# Yao Ming named Western Conference POTW



## Cometsbiggestfan (May 14, 2003)

http://www.nba.com/pow_060227.html



> Yao averaged 26.7 points on .553 shooting and 15.7 rebounds to lead the Rockets to victories over the Clippers, Warriors and Magic. He recorded three consecutive double-doubles for the first time this season, including a 22-point, 21-rebound performance in a 106-102 win over the Clippers on Feb. 22.


----------



## Pasha The Great (Apr 9, 2005)

Much deserved appreciation right there.


----------



## edyzbasketball (Nov 16, 2005)

Whopeee!!!


----------



## kisstherim (Jul 15, 2004)

I thought it would be Marion?


----------



## OneBadLT123 (Oct 4, 2005)

about damn time


----------



## Yao Mania (Aug 4, 2003)

:banana:


----------



## Smooth Lotion (Jan 7, 2005)

Everyone who watched basketball knew it was just a matter of time.


----------



## HoustonRockets87 (Nov 21, 2005)

this is great. im tired of all the haters. yao is the best center in the western conference! he's up to 20.4 points and 9.9 boards after this game!


----------



## CbobbyB (Feb 16, 2006)

Yao is on a mean streak..


----------



## Demiloy (Nov 4, 2005)

Finally.
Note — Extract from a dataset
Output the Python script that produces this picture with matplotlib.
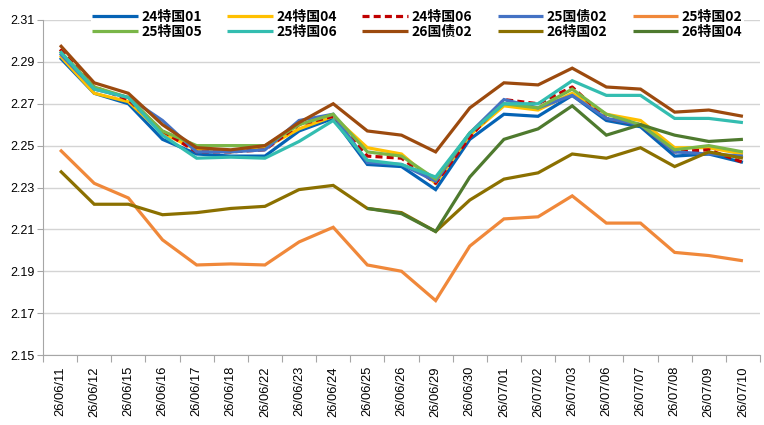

Yao was absolutely crazy this week. First time in two years, too.


----------



## CrackerJack (Jul 2, 2005)

he truly is the Great Wall and could turn out to be Houston's Ming Dynasty :bsmile:


----------



## hitokiri315 (Apr 30, 2004)

suck on that yao haterz 
:cheers:


----------



## jiangsheng (Feb 11, 2006)

scouts will fly to the other side of the ocean more often.


----------



## Cornholio (Feb 13, 2005)

"DEAL with that" :biggrin:


----------



## Gotham2krazy (Nov 22, 2005)

tough call between marion and yao, but i guess it was the fg% that determined it maybe, but this is a good note for Yao


----------



## Demiloy (Nov 4, 2005)

Gotham2krazy said:


> tough call between marion and yao, but i guess it was the fg% that determined it maybe, but this is a good note for Yao


 And the fact the Suns only played two games.


----------